If you follow my work, it's nothing new that I'd post about art theft. This kind of thing happens all the time and when the issues get enough attention it's easier to do something about the theft. So, I made up a small image showing the blatant use of the image, you can check it out below. All I was really looking to do was point out that I hadn't been asked or credited. I was not looking to pursue anything beyond that as I said on the image itself, I don't own Skeletor.
That being said, after it got picked up, I've been seeing a big divide online. Most everyone is happy to point out that it's theft, a lot of people would say it's the creators fault for making fan art, and some, as always, just wanna see you run over by a truck in the street.
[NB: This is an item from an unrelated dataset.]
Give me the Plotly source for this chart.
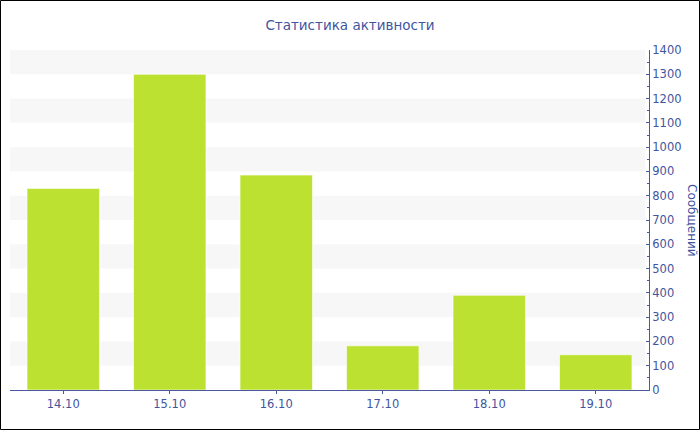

But you can't escape the internet, so we can't fight that haha.
I don't want to give you the wrong idea, I've benefited directly from creating this Skeletor painting. It has lead to many job opportunities, it's given me great exposure, and even allowed me to work on official MOTU stuff. I couldn't be happier, it's been great to have in my portfolio. This is why I don't really have a major issue with the image being used. That being said, I know that it is a violation of basic copyright.
For instance, maybe you saw the recent 'Power Rangers' short film that was going around, it's the adult themed one with the violence and everything. Saban in this instance, they can't just take that movie because it has their characters in it and then release it on their own to make profit from. Same thing goes for images, somebody may own the characters you're working with, but they don't then own the images created. These images still belong to you in and of themselves. In the same way they could have hired you to create this image, they can then purchase the piece from you to use after the fact.
With a lot of my fan art, this is how I make money back, through licensing deals. Whenever a company owns a license to Marvel or Masters of the Universe, they can contact me and then they can distribute my previously created fan arts. This doesn't happen all the time, but it does happen every so often. Which is where I wanted to get into my personal benefit from work like this, this is where I become the illegal man.
So, the very first fan art images I did, or some of the first at least, were the TMNT portraits. I made 15 of them in total and spent anywhere from 8-30 hours on each one. At this stage in my career, I was really poor, living way outside of my means hoping to pressure myself into working harder. So I said, I bet if I did these TMNT, I could get my name out there. Now, the mistake I made was assuming nobody would care if I made a short run of prints of each portrait. There were 40 of each and something similar with the rest at NYCC. I had convinced myself it was cool, nobody knew me, and I was like half and half sure that it would fall under parody law?
But let's be honest, I just thought that making my time back on the prints would be possible this way. This happened back in early 2011, I was living in Boston and struggling to get to the next potential level with my artwork. Nobody was paying me to do the things I thought I could excel with and jump forward with, so I did it for myself. This series lead me to all of the jobs and my personal career today, I'm forever grateful for the Turtles.
And that is where I come back to the theft. When I shared the above image of the stolen work, I was contacted by quite a few people that I am not one to talk. After the image got around it started to come up more and more. Four years ago, I sold the TMNT prints without fully realizing the issues involved with doing so, I talked with Nickelodeon and Kevin Eastman about the portraits and they seemed to like them. I just kinda assumed it wasn't an issue, but that's wrong. No matter the amount, I did still profit at the end of the day from the work. Since then I've worked on many TMNT projects officially, and nobody called foul, ever.
This is the weird thing about theft. If you're getting featured on all the blogs bringing any sort of positive attention to a franchise, nobody will really come after you, at least not aggressively. But on the flip side, if your theft involves hurtful content that messes with the brand, they're all over you. So you get this weird idea of what theft really is in the eyes of the company and it distorts your view.
Four years ago I sold 40 prints each of 15 portraits, and four years before that I almost went to jail for five years. I'm not the same person I was eight years ago and I'm not the same person I was four years ago. I've learned a lot since then, and I don't want whatever ideas you may have of me to cloud the fact that a major company blatantly used work without any contact, whatsoever, to the artist. This could happen to anybody, and because of my past I don't really want to necessarily pursue legal action. Just don't assume that you don't have rights in these things, regardless of whether or not you've been in the wrong before. Even if it's fan art, you still did the work itself.
Anyways, thanks for reading me ramble on. The past 48-ish hours have been crazy, I've received hundreds of messages about the theft and I appreciate all of the comments, the critical and the supportive.
I hope you are doing good! Now I gotta get back to my real work :)!